Roland and Almita Vamos //ˈveɪmoʊs// are a husband-and-wife team of violin and viola instructors recognized as leading pedagogues in string instruction. The Vamoses have been recognized at the White House seven times and were named Distinguished Teachers by the National Endowment for the Arts. They have been honored by the American String Teachers Association (ASTA) with the Distinguished Service Award, and showcased on CBS' Sunday Morning News.

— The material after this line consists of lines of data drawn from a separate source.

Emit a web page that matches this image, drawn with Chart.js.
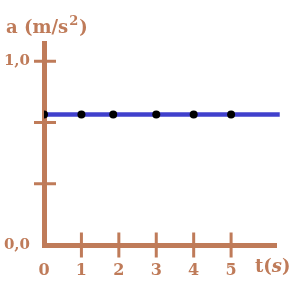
<!DOCTYPE html>
<html>
<head>
<meta charset="utf-8">
<script src="https://cdn.jsdelivr.net/npm/chart.js@4"></script>
<style>
  html, body { margin: 0; padding: 0; background: #fff; }
  #wrap { width: 300px; height: 300px; }
</style>
</head>
<body>
<div id="wrap"><canvas id="c"></canvas></div>
<script>
// measured points (time in s, acceleration in m/s^2)
const tValues = [0, 1, 1.85, 3, 4, 5];
const aValues = [0.71, 0.71, 0.71, 0.71, 0.71, 0.71];
// constant acceleration line, runs past the last point
const lineT = [0, 6.3];
const lineA = [0.71, 0.71];
const xTicks = [0, 1, 2, 3, 4, 5];
const yTicks = [0, 1 / 3, 2 / 3, 1];
const yTickLabels = { 0: '0,0', 1: '1,0' };
const xTitle = ['t(', 's', ')'];
const yTitle = ['a (m/s', '2', ')'];

const brown = 'rgb(191,123,89)';
const blue = 'rgb(64,64,204)';
const serif = '"DejaVu Serif", "Liberation Serif", serif';

// ticks that cross the axis line, like a hand drawn graph
const crossTicks = {
  id: 'crossTicks',
  afterDatasetsDraw(chart) {
    const { ctx, scales: { x, y } } = chart;
    ctx.save();
    ctx.strokeStyle = brown;
    ctx.lineWidth = 3;
    ctx.beginPath();
    x.ticks.forEach(t => {
      if (t.value === 0) return;
      const px = x.getPixelForValue(t.value);
      ctx.moveTo(px, y.bottom - 12.5);
      ctx.lineTo(px, y.bottom + 12.5);
    });
    y.ticks.forEach(t => {
      if (t.value === 0) return;
      const py = y.getPixelForValue(t.value);
      ctx.moveTo(x.left - 10, py);
      ctx.lineTo(x.left + 12, py);
    });
    ctx.stroke();
    ctx.restore();
  }
};

const axisTitles = {
  id: 'axisTitles',
  afterDraw(chart) {
    const ctx = chart.ctx;
    ctx.save();
    ctx.fillStyle = brown;
    ctx.textBaseline = 'alphabetic';
    // y title with raised exponent
    let px = 6;
    ctx.font = 'bold 18px ' + serif;
    ctx.fillText(yTitle[0], px, 33);
    px += ctx.measureText(yTitle[0]).width + 1;
    ctx.font = 'bold 13px ' + serif;
    ctx.fillText(yTitle[1], px, 25);
    px += ctx.measureText(yTitle[1]).width + 1;
    ctx.font = 'bold 18px ' + serif;
    ctx.fillText(yTitle[2], px, 33);
    // x title, the unit in italics
    px = 255;
    ctx.fillText(xTitle[0], px, 272);
    px += ctx.measureText(xTitle[0]).width;
    ctx.font = 'italic bold 18px ' + serif;
    ctx.fillText(xTitle[1], px, 272);
    px += ctx.measureText(xTitle[1]).width;
    ctx.font = 'bold 18px ' + serif;
    ctx.fillText(xTitle[2], px, 272);
    ctx.restore();
  }
};

new Chart(document.getElementById('c'), {
  type: 'scatter',
  data: {
    datasets: [
      {
        data: tValues.map((t, i) => ({ x: t, y: aValues[i] })),
        pointRadius: 4,
        pointBackgroundColor: '#000',
        pointBorderWidth: 0,
        showLine: false,
        order: 0
      },
      {
        data: lineT.map((t, i) => ({ x: t, y: lineA[i] })),
        showLine: true,
        borderColor: blue,
        borderWidth: 4.5,
        pointRadius: 0,
        clip: false,
        order: 1
      }
    ]
  },
  options: {
    responsive: true,
    maintainAspectRatio: false,
    animation: false,
    layout: { padding: { top: 43, right: 24, left: 0, bottom: 0 } },
    plugins: { legend: { display: false }, tooltip: { enabled: false } },
    scales: {
      x: {
        type: 'linear',
        min: 0,
        max: 6.2,
        afterBuildTicks: s => { s.ticks = xTicks.map(v => ({ value: v })); },
        afterFit: s => { s.height = 55; },
        grid: { display: false, drawTicks: false },
        border: { display: true, color: brown, width: 5 },
        ticks: {
          padding: 16,
          color: brown,
          font: { family: serif, size: 16, weight: 'bold' },
          callback: v => String(v)
        }
      },
      y: {
        type: 'linear',
        min: 0,
        max: 1.1,
        afterBuildTicks: s => { s.ticks = yTicks.map(v => ({ value: v })); },
        afterFit: s => { s.width = 44; },
        grid: { display: false, drawTicks: false },
        border: { display: true, color: brown, width: 5 },
        ticks: {
          padding: 14,
          color: brown,
          font: { family: serif, size: 15, weight: 'bold' },
          callback: v => yTickLabels[v] || ''
        }
      }
    }
  },
  plugins: [crossTicks, axisTitles]
});
</script>
</body>
</html>
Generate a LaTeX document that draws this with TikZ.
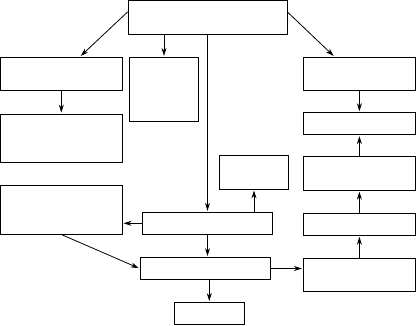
\documentclass[tikz,border=0pt]{standalone}
\usetikzlibrary{arrows.meta}
\begin{document}
\begin{tikzpicture}[
    x=1pt, y=-1pt,
    >={Stealth[length=8pt,width=5pt]},
    box/.style={draw, line width=0.9pt, inner sep=0pt},
    lbox/.style={box, minimum width=121.5pt},
    rbox/.style={box, minimum width=112pt},
    nbox/.style={box, minimum width=69.4pt},
    cbox/.style={box, minimum width=130.4pt},
    low/.style={minimum height=22pt},
    mid/.style={minimum height=33.4pt},
    high/.style={minimum height=48.5pt},
    arr/.style={->, line width=0.8pt, shorten >=1pt}
]
\useasboundingbox (0,0) rectangle (416,325);
\node[box, minimum width=159pt, mid] (top) at (207.5,17.4) {};
\node[lbox, mid] (l1) at (61.3,73.8) {};
\node[nbox, minimum height=64.4pt] (m1) at (164,89.5) {};
\node[rbox, mid] (r1) at (359.4,73.8) {};
\node[lbox, high] (l2) at (61.3,138.3) {};
\node[rbox, low] (r2) at (359.4,123.7) {};
\node[nbox, mid] (sm) at (254,172.3) {};
\node[rbox, mid] (r3) at (359.4,173.5) {};
\node[lbox, high] (l3) at (61.3,209.8) {};
\node[cbox, low] (c1) at (207.5,223.3) {};
\node[rbox, low] (r4) at (359.4,224.3) {};
\node[cbox, low] (c2) at (205.3,268.5) {};
\node[rbox, mid] (r5) at (359.4,275.2) {};
\node[nbox, low] (bot) at (209.3,313.5) {};

% from the top box
\draw[arr] ([yshift=5.4pt]top.west) -- ([xshift=18.7pt]l1.north);
\draw[arr] (m1.north |- top.south) -- (m1.north);
\draw[arr] ([yshift=5.4pt]top.east) -- ([xshift=-25pt]r1.north);
\draw[arr] (top) -- (c1);
% left column
\draw[arr] (l1) -- (l2);
\draw[arr] (l3.south) -- (c2.west);
% centre column
\draw[arr] (c1.west) -- (c1.west -| l3.east);
\draw[arr] (sm.south |- c1.north) -- (sm.south);
\draw[arr] (c1.south) -- (c1.south |- c2.north);
\draw[arr] (c2.south -| bot.north) -- (bot.north);
\draw[arr] (c2.east) -- (c2.east -| r5.west);
% right column
\draw[arr] (r1) -- (r2);
\draw[arr] (r3) -- (r2);
\draw[arr] (r4) -- (r3);
\draw[arr] (r5) -- (r4);
\end{tikzpicture}
\end{document}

==Background and education==
Roland Vamos was born July 20, 1930. He studied with Oscar Shumsky and William Lincer at the Juilliard School. He performed as a member of the Houston Symphony, Dallas Symphony, Radio City Music Hall Orchestra, and the Contemporary String Quartet.

Almita Vamos was born September 16, 1938. She studied with Mischa Mischakoff and Louis Persinger at the Juilliard School. As a performing artist, she won the Concert Artists Guild Award in New York City along with other prizes.

==Teaching career==
The Vamoses are members of the faculty at the Music Institute of Chicago and the Chicago College of Performing Arts at Roosevelt University. Roland Vamos has served as Director of the Music Institute of Chicago Academy Orchestra since its inception in 2006.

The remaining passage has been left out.